## Start Source excerpt

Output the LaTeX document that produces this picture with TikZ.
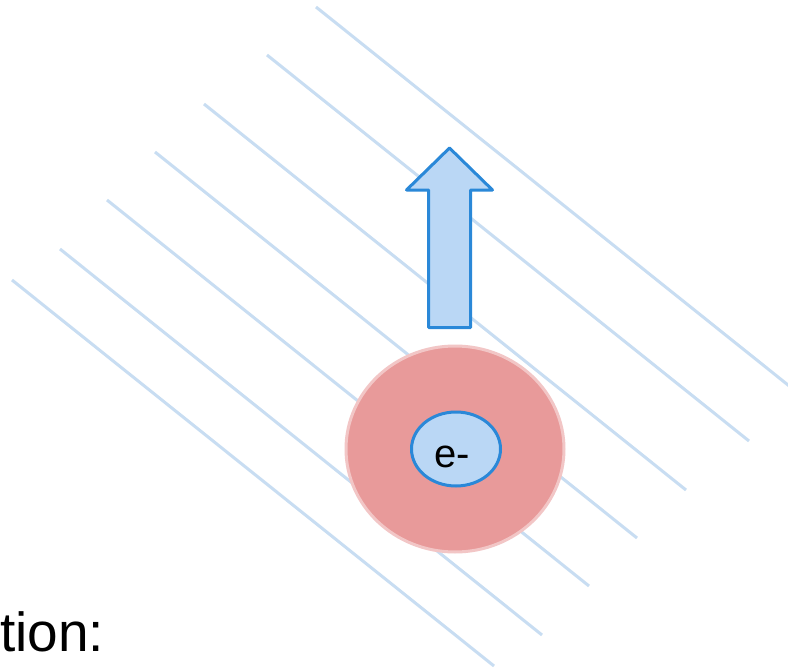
\documentclass[tikz,border=0pt]{standalone}
\usepackage{fontspec}
\setmainfont{Liberation Sans}
\usetikzlibrary{shapes.geometric}
\definecolor{fieldblue}{HTML}{C8DDF2}
\definecolor{edgeblue}{HTML}{2A88D8}
\definecolor{fillblue}{HTML}{BAD7F5}
\definecolor{shellred}{HTML}{E89A9A}
\definecolor{shellpink}{HTML}{F2C6C6}
\tikzset{
  fieldline/.style={draw=fieldblue, line width=3pt},
  shell/.style={ellipse, draw=shellpink, fill=shellred, line width=3pt, inner sep=0pt},
  electron/.style={ellipse, draw=edgeblue, fill=fillblue, line width=3pt, inner sep=0pt},
  bigarrow/.style={draw=edgeblue, fill=fillblue, line width=3pt, line join=round},
}
\begin{document}
\begin{tikzpicture}[x=1pt, y=-1pt]
\useasboundingbox (0,0) rectangle (788,669);
\clip (0,0) rectangle (788,669);
\fill[white] (0,0) rectangle (788,669);
% field lines
\foreach \sx/\sy in {316/7, 267/55, 204/104, 155/152, 107/200, 60/249, 12/280}{
  \draw[fieldline] (\sx,\sy) -- ++(482,386);
}
% arrow
\draw[bigarrow] (428.5,327.5) -- (428.5,190) -- (406.5,190) -- (449.5,148)
  -- (492.5,190) -- (470.5,190) -- (470.5,327.5) -- cycle;
% atom
\node[shell, minimum width=218pt, minimum height=206pt] (shell) at (455,449) {};
\node[electron, minimum width=89pt, minimum height=74pt] (electron) at (456,449) {};
\node[inner sep=0pt, anchor=base] (elabel) at (452,467) {\fontsize{40}{44}\selectfont e-};
% caption
\node[inner sep=0pt, anchor=base west] (caption) at (0,651) {\fontsize{55}{60}\selectfont tion:};
\end{tikzpicture}
\end{document}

## End Source excerpt

### [Written exercise]
Omit the pictures and output all of the other material exactly.

### [Problem solution]
Output the LaTeX document that produces this picture with TikZ.
\documentclass[tikz,border=0pt]{standalone}
\usepackage{fontspec}
\setmainfont{Liberation Sans}
\usetikzlibrary{shapes.geometric}
\definecolor{fieldblue}{HTML}{C8DDF2}
\definecolor{edgeblue}{HTML}{2A88D8}
\definecolor{fillblue}{HTML}{BAD7F5}
\definecolor{shellred}{HTML}{E89A9A}
\definecolor{shellpink}{HTML}{F2C6C6}
\tikzset{
  fieldline/.style={draw=fieldblue, line width=3pt},
  shell/.style={ellipse, draw=shellpink, fill=shellred, line width=3pt, inner sep=0pt},
  electron/.style={ellipse, draw=edgeblue, fill=fillblue, line width=3pt, inner sep=0pt},
  bigarrow/.style={draw=edgeblue, fill=fillblue, line width=3pt, line join=round},
}
\begin{document}
\begin{tikzpicture}[x=1pt, y=-1pt]
\useasboundingbox (0,0) rectangle (788,669);
\clip (0,0) rectangle (788,669);
\fill[white] (0,0) rectangle (788,669);
% field lines
\foreach \sx/\sy in {316/7, 267/55, 204/104, 155/152, 107/200, 60/249, 12/280}{
  \draw[fieldline] (\sx,\sy) -- ++(482,386);
}
% arrow
\draw[bigarrow] (428.5,327.5) -- (428.5,190) -- (406.5,190) -- (449.5,148)
  -- (492.5,190) -- (470.5,190) -- (470.5,327.5) -- cycle;
% atom
\node[shell, minimum width=218pt, minimum height=206pt] (shell) at (455,449) {};
\node[electron, minimum width=89pt, minimum height=74pt] (electron) at (456,449) {};
\node[inner sep=0pt, anchor=base] (elabel) at (452,467) {\fontsize{40}{44}\selectfont e-};
% caption
\node[inner sep=0pt, anchor=base west] (caption) at (0,651) {\fontsize{55}{60}\selectfont tion:};
\end{tikzpicture}
\end{document}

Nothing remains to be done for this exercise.